Axiom Explorer Papers Index

P2.1 - Order vs. Chaos

Premise: “Meaningful structure” is measurable; coherence is the metric.

One-sentence version

If the world contains stable structure, “pure chaos” is not an explanation; coherence is a real, quantifiable constraint.

The Paper (Narrative)

There is a simple reason people distrust big systems: they feel like they can explain anything. If a theory can swallow any outcome, it predicts nothing.

So we start this volume with a demand:

If the universe is not random, what does “not random” look like in a form we can measure?

Your intuition already knows the answer. You can tell the difference between:

  • a page of static and a page of language,
  • a pile of sand and a functioning engine,
  • noise and music.

In each pair, the second has integrated structure: parts that constrain each other.

That is the core idea behind “coherence.” Coherence is not a vibe. It is what you are pointing at whenever you say “that system is organized” or “that pattern holds together.”

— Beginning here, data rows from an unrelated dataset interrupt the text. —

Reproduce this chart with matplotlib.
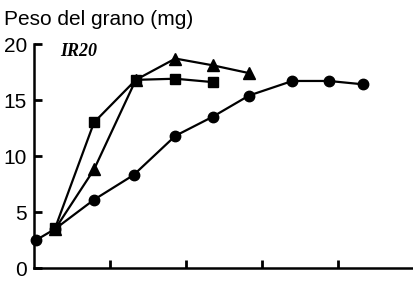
import matplotlib
matplotlib.use('Agg')
import matplotlib.pyplot as plt

# days after flowering vs grain weight (mg), IR20
dias_circ = [0.3, 2.8, 7.9, 13.1, 18.6, 23.5, 28.3, 34.0, 38.8, 43.3]
peso_circ = [2.5, 3.5, 6.1, 8.3, 11.8, 13.5, 15.4, 16.7, 16.7, 16.4]

dias_tri = [2.8, 7.9, 13.4, 18.6, 23.5, 28.3]
peso_tri = [3.5, 8.8, 16.8, 18.7, 18.1, 17.4]

dias_cuad = [2.8, 7.9, 13.4, 18.6, 23.5]
peso_cuad = [3.6, 13.0, 16.8, 16.9, 16.6]

y_ticks = [0, 5, 10, 15, 20]
x_ticks = [10, 20, 30, 40, 50]

plt.rcParams['font.family'] = ['Liberation Sans', 'DejaVu Sans']

fig = plt.figure(figsize=(4.14, 2.83), dpi=100)
ax = fig.add_axes([0.0821, 0.053, 0.9179, 0.7915])

ax.plot(dias_circ, peso_circ, '-o', color='black', lw=1.6, ms=7.5, clip_on=False)
ax.plot(dias_tri, peso_tri, '-^', color='black', lw=1.6, ms=8, clip_on=False)
ax.plot(dias_cuad, peso_cuad, '-s', color='black', lw=1.6, ms=7.5, clip_on=False)

ax.set_xlim(0, 48.7)
ax.set_ylim(0, 20)
ax.set_yticks(y_ticks)
ax.set_yticklabels([str(v) for v in y_ticks], fontsize=15)
ax.set_xticks(x_ticks)
ax.set_xticklabels([])
ax.tick_params(direction='in', length=6, width=2, pad=5)

ax.spines['top'].set_visible(False)
ax.spines['right'].set_visible(False)
ax.spines['left'].set_linewidth(1.8)
ax.spines['bottom'].set_linewidth(1.8)

ax.text(3.5, 19.3, 'IR20', fontsize=13, style='italic', weight='bold',
        family='Liberation Serif', va='center', ha='left')
fig.text(0.01, 0.965, 'Peso del grano (mg)', fontsize=15, va='top', ha='left')

plt.savefig('out.png', dpi=100)
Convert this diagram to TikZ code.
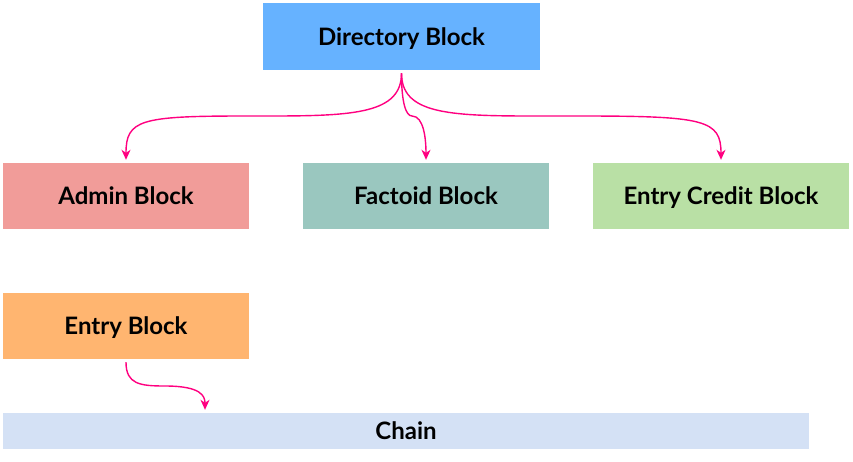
\documentclass[tikz,border=0pt]{standalone}
\usepackage{fontspec}
\setmainfont{Lato}
\usetikzlibrary{arrows.meta}
\definecolor{dirblue}{HTML}{66B2FF}
\definecolor{adminred}{HTML}{F19C99}
\definecolor{factgreen}{HTML}{9AC7BF}
\definecolor{creditgreen}{HTML}{B9E0A5}
\definecolor{entryorange}{HTML}{FFB570}
\definecolor{chainblue}{HTML}{D4E1F5}
\definecolor{linkpink}{HTML}{FF0080}

\begin{document}
\begin{tikzpicture}[x=1pt,y=-1pt,
  blk/.style={inner sep=0pt,minimum height=66pt,minimum width=246pt,text depth=0pt,
    font=\fontsize{24}{28}\selectfont\bfseries},
  link/.style={-{Stealth[length=10pt,width=9pt,inset=3pt]},draw=linkpink,
    line width=1.4pt}]
  \useasboundingbox (0,0) rectangle (853,461);
  \node[blk,fill=dirblue,minimum width=277pt,minimum height=67pt] (dir) at (401.5,36.5) {Directory Block};
  \node[blk,fill=adminred] (admin) at (126,196) {Admin Block};
  \node[blk,fill=factgreen] (fact) at (426,196) {Factoid Block};
  \node[blk,fill=creditgreen,minimum width=256pt] (credit) at (721,196) {Entry Credit Block};
  \node[blk,fill=entryorange] (entry) at (126,326) {Entry Block};
  \node[blk,fill=chainblue,minimum width=806pt,minimum height=36pt] (chain) at (406,431) {Chain};
  \coordinate (dirout) at ([yshift=-3pt]dir.south);
  \draw[link] (dirout) .. controls +(0,40) and +(85,0) .. (270,116) -- (245,116)
    .. controls +(-105,0) and +(0,-40) .. ([yshift=3pt]admin.north);
  \draw[link] (dirout) .. controls +(0,40) and +(-85,0) .. (532,116) -- (580,116)
    .. controls +(125,0) and +(0,-40) .. ([yshift=3pt]credit.north);
  \draw[link] (dirout) .. controls +(0,30) and +(-6,0) .. (412,116)
    .. controls +(12,0) and +(0,-20) .. ([yshift=3pt]fact.north);
  \draw[link] ([yshift=-3pt]entry.south) .. controls +(0,22) and +(-25,0) .. (165,386)
    .. controls +(36,0) and +(0,-14) .. ([yshift=3pt,xshift=79pt]entry.south |- chain.north);
\end{tikzpicture}
\end{document}
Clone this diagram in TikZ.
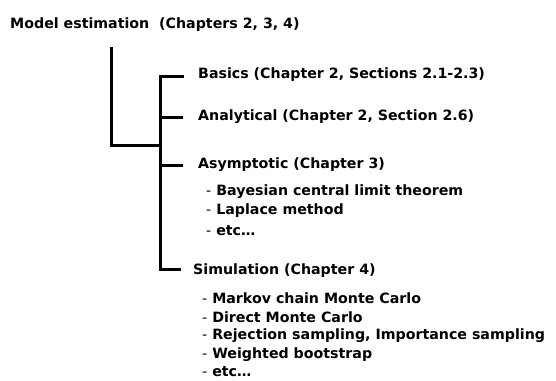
\documentclass[tikz,border=0pt]{standalone}
\usepackage{fontspec}
\setmainfont{DejaVu Sans}
\usetikzlibrary{positioning, calc}
\newcommand{\dsh}{{\mdseries -}\ }

\begin{document}
\begin{tikzpicture}[
  x=1pt, y=-1pt,
  lbl/.style={font=\fontsize{14.2}{16}\selectfont\bfseries, anchor=west, inner sep=0pt},
  item/.style={lbl},
  bar/.style={line width=3pt, line cap=rect}
]
\useasboundingbox (0,0) rectangle (556,380);
% title
\node[lbl] (root) at (10,25) {Model estimation\ \ (Chapters 2, 3, 4)};
% branches
\node[lbl] (basics) at (198,75) {Basics (Chapter 2, Sections 2.1-2.3)};
\node[lbl] (analyt) at (198,117) {Analytical (Chapter 2, Section 2.6)};
\node[lbl] (asympt) at (198,165) {Asymptotic (Chapter 3)};
\node[item] (bclt) at (206,192) {\dsh Bayesian central limit theorem};
\node[item] (lapl) at (206,211) {\dsh Laplace method};
\node[item] (etc1) at (206,231) {\dsh etc\dots};
\node[lbl] (simul) at (193,271) {Simulation (Chapter 4)};
\node[item] (mcmc) at (202,298) {\dsh Markov chain Monte Carlo};
\node[item] (dmc) at (202,317) {\dsh Direct Monte Carlo};
\node[item] (rej) at (202,336) {\dsh Rejection sampling, Importance sampling};
\node[item] (wboot) at (202,355) {\dsh Weighted bootstrap};
\node[item] (etc2) at (202,372) {\dsh etc\dots};
% tree
\coordinate (top) at (111,48);
\coordinate (joint) at (111,145);
\coordinate (spine) at (160,76);
\coordinate (foot) at (160,269);
\draw[bar] (top) -- (joint) -- (joint -| spine);
\draw[bar] (spine) -- (foot) -- ++(19,0);
\draw[bar] (spine) -- ++(22,0);
\draw[bar] (spine |- analyt.west) -- ++(21,0);
\draw[bar] (spine |- asympt.west) -- ++(21,0);
\end{tikzpicture}
\end{document}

This paper does two things:

  1. It asserts that order is required for reality to be intelligible and stable.
  2. It asserts that order admits degrees, and the project uses a coherence measure (Phi / Φ language in the axioms) to talk about those degrees.

At this point, we are not yet telling you what the final equation is or where the boundary conditions come from. We are only refusing the lazy move: “It just happened.” The more structure you observe, the less plausible “pure randomness” becomes as a sufficient story.

What This Paper Is Not Claiming

  • It is not claiming “entropy never increases” (it does; that is not the point).
  • It is not claiming you can read moral meaning off physics (later papers separate the layers).
  • It is not claiming we already have the one true coherence measure; it is claiming the need for one.